Newly crowned WBC bantam champ Shinsuke Yamanaka received the Rookie award in the light of his impressive coronation by acquiring the vacant belt with an eleventh-round halt of Christian Esquivel last November. The unbeaten southpaw, 15-0-2, 11 KOs, lately improved so remarkably that he registered nine wins in a row within the distance. His manager/promoter Akihiko Honda is preparing a coming-soon announcement of his initial defense against a surprisingly formidable challenger whose initials are VD.

Don’t forget our female champions. WBC light-flyweight campeona Naomi Togashi, a 36-year-old maternity nurse, and newly crowned WBC strawweight champ Naoko Fujioka, also 36, were both given Boxer of the Year. Having boxed long in the amateur ring, Fujioka (7-0, 5 KOs) recently turned professional but is a good puncher, whose title-winning bout with Anabel Ortiz (TKO8) was also named Fight of the Year.

Watching the deluxe ceremony, this reporter reviewed old days of our fistic world that our great many challengers repeatedly and miserably failed to win world championships despite their strenuous efforts. It is unbelievable that such a small country as Japan has had no less than fourteen world champs. We respect our current champs, all of whom are our prides. However, it may be true that they suffer a dog-eat-dog competition as their promoters are really struggling to distribute tickets and some champs unexpectedly receive cold treatment by TV companies.

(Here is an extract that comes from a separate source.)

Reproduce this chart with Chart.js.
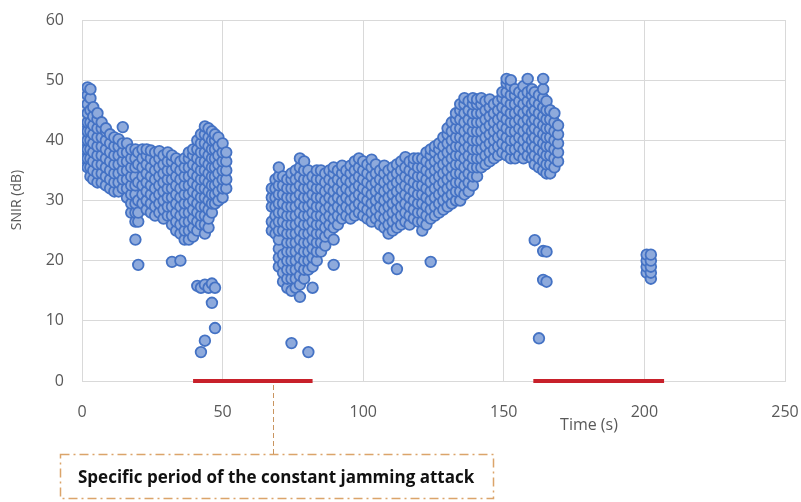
<!DOCTYPE html>
<html>
<head>
<meta charset="utf-8">
<script src="https://cdn.jsdelivr.net/npm/chart.js@4"></script>
<style>
  html, body { margin: 0; padding: 0; background: #fff; }
  #chart { display: block; }
</style>
</head>
<body>
<canvas id="chart" width="801" height="502"></canvas>
<script>
// Sample times (s) and the SNIR readings (dB) logged at each of them
const sampleTimes = [
  0, 1, 2, 3, 4, 5.5, 7, 8.5, 10, 11.5, 13, 14.5, 16, 17.5, 19, 20, 21.5, 23, 24.5, 26,
  27.5, 29, 30.5, 32, 33.5, 35, 36.5, 38, 39.5, 41, 42.3, 43.7, 45, 46.2, 47.3, 48.5, 50, 51.3,
  67.5, 68.8, 70, 71.5, 73, 74.5, 76, 77.5, 79, 80.5, 82, 83.5, 85, 86.5, 88, 89.5,
  91, 92.5, 94, 95.5, 97, 98.5, 100, 101.5, 103, 104.5, 106, 107.5, 109, 110.5, 112, 113.5,
  115, 116.5, 118, 119.5, 121, 122.5, 124, 125.5, 127, 128.5, 130, 131.5, 133, 134.5,
  136, 137.5, 139, 140.5, 142, 143.5, 145, 146.5, 148, 149.5, 151, 152.5, 154, 155.5,
  157, 158.5, 160, 161, 162.5, 164, 165.2, 166.5, 168, 169.3,
  200.8, 202.3
];

const snirReadings = [
  [38.5, 39.5, 40.5, 41],
  [37, 38.5, 40, 41.5, 40.8],
  [35.5, 37, 38.5, 40, 41.5, 43, 44.5, 46, 47.5, 48.8],
  [34, 35.5, 37, 38.5, 40, 41.5, 43, 45, 47, 48.5],
  [33.5, 35, 36.5, 38, 39.5, 41, 42.5, 44, 45.5],
  [33, 34.5, 36, 37.5, 39, 40.5, 42, 43.5, 44.5],
  [33, 34.5, 36, 37.5, 39, 40.5, 42, 43],
  [32.5, 34, 35.5, 37, 38.5, 40, 41.5, 42],
  [32, 33.5, 35, 36.5, 38, 39.5, 41],
  [31.5, 33, 34.5, 36, 37.5, 39, 40.5],
  [31.5, 33, 34.5, 36, 37.5, 39, 40.2],
  [32, 33.5, 35, 36.5, 38, 39.5, 42.2],
  [30.5, 32, 33.5, 35, 36.5, 38, 39.5],
  [28, 29.5, 31, 32.5, 34, 35.5, 37, 38.5],
  [23.5, 26.5, 28, 29.5, 31, 32.5, 34, 35.5, 37, 38.5],
  [19.3, 26.5, 28, 30, 33, 36, 38],
  [29.5, 31, 32.5, 34, 35.5, 37, 38.5],
  [28.5, 30, 31.5, 33, 34.5, 36, 37.5, 38.5],
  [28, 29.5, 31, 32.5, 34, 35.5, 37, 38.3],
  [27.5, 29, 30.5, 32, 33.5, 35, 36.5, 38],
  [28, 29.5, 31, 32.5, 34, 35.5, 37, 38.2],
  [27, 28.5, 30, 31.5, 33, 34.5, 36, 37.5],
  [27.5, 29, 30.5, 32, 33.5, 35, 36.5, 38],
  [19.8, 26, 27.5, 29, 30.5, 32, 33.5, 35, 36.5, 37.5],
  [25, 26.5, 28, 29.5, 31, 32.5, 34, 35.5, 37],
  [20, 24.5, 26, 27.5, 29, 30.5, 32, 33.5, 35, 36.5],
  [23.5, 25, 26.5, 28, 29.5, 31, 32.5, 34, 35.5, 37],
  [23.5, 25, 26.5, 28, 29.5, 31, 32.5, 34, 35.5, 37, 38],
  [24, 25.5, 27, 28.5, 30, 31.5, 33, 34.5, 36, 37.5, 38.5],
  [15.8, 25, 26.5, 28, 29.5, 31, 32.5, 34, 35.5, 37, 38.5, 40],
  [4.8, 15.5, 26, 27.5, 29, 30.5, 32, 33.5, 35, 36.5, 38, 39.5, 41],
  [6.7, 16, 24.5, 26, 27.5, 29, 30.5, 32, 33.5, 35, 36.5, 38, 39.5, 41, 42.3],
  [15.5, 25.5, 27, 28.5, 30, 31.5, 33, 34.5, 36, 37.5, 39, 40.5, 42],
  [13, 16.2, 28, 29.5, 31, 32.5, 34, 35.5, 37, 38.5, 40, 41.5],
  [8.8, 15.5, 29.5, 31, 32.5, 34, 35.5, 37, 38.5, 40, 41],
  [30, 31.5, 33, 34.5, 36, 37.5, 39, 40.5],
  [30.5, 32, 33.5, 35, 36.5, 38, 39.5],
  [32, 33.5, 35, 36.5, 38],
  [25, 26.5, 29, 30.5, 32],
  [24.5, 26, 27.5, 29, 30.5, 32, 33.5],
  [19, 20.5, 22, 23.5, 25, 26.5, 28, 29.5, 31, 32.5, 34, 35.5],
  [16.5, 18, 19.5, 21, 25, 26.5, 28, 29.5, 31, 32.5, 34],
  [15.5, 17, 18.5, 20, 21.5, 23, 24.5, 26, 27.5, 29, 30.5, 32, 33.5],
  [6.3, 15, 17, 18.5, 20, 21.5, 23, 24.5, 26, 27.5, 29, 30.5, 32, 33.5, 34.5],
  [15.5, 17, 18.5, 20, 21.5, 23, 24.5, 26, 27.5, 29, 30.5, 32, 33.5, 35],
  [14, 16, 17.5, 19, 20.5, 22, 23.5, 25, 26.5, 28, 29.5, 31, 32.5, 34, 35.5, 37],
  [17, 18.5, 20, 21.5, 23, 24.5, 26, 27.5, 29, 30.5, 32, 33.5, 35, 36.5],
  [4.8, 18.5, 20, 21.5, 23, 24.5, 26, 27.5, 29, 30.5, 32, 33.5, 35],
  [15.5, 19, 20.5, 22, 23.5, 25, 26.5, 28, 29.5, 31, 32.5, 34],
  [20, 21.5, 23, 24.5, 26, 27.5, 29, 30.5, 32, 33.5, 35],
  [21.5, 23, 24.5, 26, 27.5, 29, 30.5, 32, 33.5, 35],
  [22.5, 24, 25.5, 27, 28.5, 30, 31.5, 33, 34.5],
  [24.5, 26, 27.5, 29, 30.5, 32, 33.5, 35],
  [19.3, 23.5, 25.5, 27, 28.5, 30, 31.5, 33, 34.5, 35.5],
  [26, 27.5, 29, 30.5, 32, 33.5, 35],
  [27, 28.5, 30, 31.5, 33, 34.5, 35.8],
  [27.5, 29, 30.5, 32, 33.5, 35],
  [27, 28.5, 30, 31.5, 33, 34.5, 35.8],
  [27.5, 29, 30.5, 32, 33.5, 35, 36.5],
  [28, 29.5, 31, 32.5, 34, 35.5, 37],
  [27.5, 29, 30.5, 32, 33.5, 35, 36.5],
  [27, 28.5, 30, 31.5, 33, 34.5, 36],
  [26.5, 28, 29.5, 31, 32.5, 34, 35.5, 36.8],
  [27, 28.5, 30, 31.5, 33, 34.5, 36],
  [26, 27.5, 29, 30.5, 32, 33.5, 35],
  [25.5, 27, 28.5, 30, 31.5, 33, 34.5, 35.8],
  [20.4, 24.5, 26, 27.5, 29, 30.5, 32, 33.5, 35],
  [25, 26.5, 28, 29.5, 31, 32.5, 34, 35.5],
  [18.6, 25.5, 27, 28.5, 30, 31.5, 33, 34.5, 36],
  [26, 27.5, 29, 30.5, 32, 33.5, 35, 36.5],
  [26.5, 28, 29.5, 31, 32.5, 34, 35.5, 37.2],
  [26, 27.5, 29, 30.5, 32, 33.5, 35, 36.5],
  [27, 28.5, 30, 31.5, 33, 34.5, 36, 37],
  [26.5, 28, 29.5, 31, 32.5, 34, 35.5, 37],
  [25, 26.5, 28, 29.5, 31, 32.5, 34, 35.5, 37],
  [26, 27.5, 29, 30.5, 32, 33.5, 35, 36.5, 38],
  [19.8, 27, 28.5, 30, 31.5, 33, 34.5, 36, 37.5, 38.5],
  [27.5, 29, 30.5, 32, 33.5, 35, 36.5, 38, 39],
  [28, 29.5, 31, 32.5, 34, 35.5, 37, 38.5, 39.5],
  [28.5, 30, 31.5, 33, 34.5, 36, 37.5, 39, 40.5],
  [29, 30.5, 32, 33.5, 35, 36.5, 38, 39.5, 41, 42],
  [29.5, 31, 32.5, 34, 35.5, 37, 38.5, 40, 41.5, 43],
  [30, 31.5, 33, 34.5, 36, 37.5, 39, 40.5, 42, 43.5, 44.5],
  [30, 31.5, 33, 34.5, 36, 37.5, 39, 40.5, 42, 43.5, 45, 46],
  [31, 32.5, 34, 35.5, 37, 38.5, 40, 41.5, 43, 44.5, 46, 47],
  [31.5, 33, 34.5, 36, 37.5, 39, 40.5, 42, 43.5, 45, 46.5],
  [32.5, 34, 35.5, 37, 38.5, 40, 41.5, 43, 44.5, 46, 47],
  [34, 35.5, 37, 38.5, 40, 41.5, 43, 44.5, 46, 46.8],
  [35.5, 37, 38.5, 40, 41.5, 43, 44.5, 46, 47],
  [36, 37.5, 39, 40.5, 42, 43.5, 45, 46.5],
  [36.5, 38, 39.5, 41, 42.5, 44, 45.5, 46.8],
  [37, 38.5, 40, 41.5, 43, 44.5, 46],
  [37.5, 39, 40.5, 42, 43.5, 45, 46.5],
  [38, 39.5, 41, 42.5, 44, 45.5, 47, 48],
  [37.5, 39, 40.5, 42, 43.5, 45, 46.5, 48, 49.5, 50.2],
  [37, 38.5, 40, 41.5, 43, 44.5, 46, 47.5, 49, 50],
  [37, 38.5, 40, 41.5, 43, 44.5, 46, 47.5, 48.5],
  [37.5, 39, 40.5, 42, 43.5, 45, 46.5, 48],
  [37, 38.5, 40, 41.5, 43, 44.5, 46, 47.5, 49],
  [37.5, 39, 40.5, 42, 43.5, 45, 46.5, 48, 50.2],
  [37, 38.5, 40, 41.5, 43, 44.5, 46, 47.5, 48.5],
  [23.4, 36, 37.5, 39, 40.5, 42, 43.5, 45, 46.5, 48],
  [7.1, 35.5, 37, 38.5, 40, 41.5, 43, 44.5, 46, 47.5],
  [16.8, 21.6, 35, 36.5, 38, 39.5, 41, 42.5, 44, 45.5, 47, 48.5, 50.2],
  [16.5, 21.5, 34.5, 36, 37.5, 39, 40.5, 42, 43.5, 45, 46.5],
  [34.5, 36, 37.5, 39, 40.5, 42, 43.5, 45],
  [35.5, 37, 38.5, 40, 41.5, 43, 44.5],
  [36.5, 38, 39.5, 41, 42.5],
  [18, 19, 20, 21],
  [17, 18, 19, 20, 21]
];

// Constant jamming periods (start, end) in seconds, marked on the time axis
const jammingStart = [39.5, 160.5];
const jammingEnd = [82, 207];

const xTicks = [0, 50, 100, 150, 200, 250];
const yTicks = [0, 10, 20, 30, 40, 50, 60];

const annotationText = "Specific period of the constant jamming attack";
const xTitle = "Time (s)";
const yTitle = "SNIR (dB)";

const points = sampleTimes.flatMap((t, i) => snirReadings[i].map(v => ({ x: t, y: v })));

const jamSets = jammingStart.map((s, i) => ({
  type: "line",
  data: [{ x: s, y: 0 }, { x: jammingEnd[i], y: 0 }],
  borderColor: "#c8202a",
  borderWidth: 4,
  pointRadius: 0,
  clip: false,
  order: 2
}));

const grey = "#595959";
const gridGrey = "#d9d9d9";

// Axis titles and the dash-dot callout box
const extrasPlugin = {
  id: "extras",
  afterDraw(chart) {
    const ctx = chart.ctx;
    ctx.save();
    ctx.fillStyle = grey;
    ctx.font = '16px "Open Sans"';
    ctx.textAlign = "center";
    ctx.textBaseline = "middle";
    ctx.fillText(xTitle, 589, 425);

    ctx.translate(17, 200);
    ctx.rotate(-Math.PI / 2);
    ctx.font = '14px "Open Sans"';
    ctx.fillText(yTitle, 0, 0);
    ctx.restore();

    ctx.save();
    ctx.strokeStyle = "#dba46a";
    ctx.lineWidth = 1.5;
    ctx.setLineDash([9, 4, 2, 4]);
    ctx.strokeRect(60.5, 454.5, 433, 44);
    ctx.strokeStyle = "#c99560";
    ctx.lineWidth = 1;
    ctx.setLineDash([5, 3]);
    ctx.beginPath();
    ctx.moveTo(273.5, 385);
    ctx.lineTo(273.5, 454);
    ctx.stroke();
    ctx.setLineDash([]);
    ctx.fillStyle = "#111";
    ctx.font = 'bold 17px "Open Sans"';
    ctx.textAlign = "left";
    ctx.textBaseline = "middle";
    ctx.fillText(annotationText, 78, 478, 410);
    ctx.restore();
  }
};

new Chart(document.getElementById("chart"), {
  type: "scatter",
  data: {
    datasets: [
      {
        data: points,
        backgroundColor: "#8eaadc",
        borderColor: "#4472c4",
        borderWidth: 1.8,
        pointRadius: 5.3,
        pointHoverRadius: 5.3,
        order: 1
      },
      ...jamSets
    ]
  },
  options: {
    responsive: false,
    animation: false,
    layout: { padding: { top: 20, right: 16, left: 0, bottom: 0 } },
    plugins: { legend: { display: false }, tooltip: { enabled: false } },
    scales: {
      x: {
        type: "linear",
        min: 0,
        max: 250,
        afterBuildTicks: s => { s.ticks = xTicks.map(v => ({ value: v })); },
        afterFit: s => { s.height = 121; s.paddingLeft = 0; s.paddingRight = 0; },
        ticks: { color: grey, font: { family: "Open Sans", size: 16 }, padding: 22 },
        grid: { color: gridGrey, drawTicks: false },
        border: { color: gridGrey }
      },
      y: {
        min: 0,
        max: 60,
        afterBuildTicks: s => { s.ticks = yTicks.map(v => ({ value: v })); },
        afterFit: s => { s.width = 82; s.paddingTop = 0; s.paddingBottom = 0; },
        ticks: { color: grey, font: { family: "Open Sans", size: 16 }, padding: 18 },
        grid: { color: gridGrey, drawTicks: false },
        border: { color: gridGrey }
      }
    }
  },
  plugins: [extrasPlugin]
});
</script>
</body>
</html>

In the boxing industry, we cannot necessarily say “the more the better.” Too many champions here may actually forfeit the rarity value of the world championship. In order to make our market healthy we have to watch the quality of matchups in world title bouts. It is not the day that we were simply delighted to see our champ win, regardless of the quality of the contestant. Now the general public don’t correctly know who our world champs are.

In this regard we whole-heartedly welcome a plan of unifying the belts of the same category: WBC 105-pound kingpin Kazuto Ioka versus WBA titleholder Akira Yaegashi; WBA 130-pound champ Takashi Uchiyama versus WBC ruler Takahiro Aoh. If the champion should mean the strongest, it seems contradictory to the public that we have plural champs in the same division. Our people hate the proliferation, asking “Who’s the champion?” The year of 2011 was undoubtedly prosperous for Japan, and may 2012 be as successful as the previous year from the sound point of view.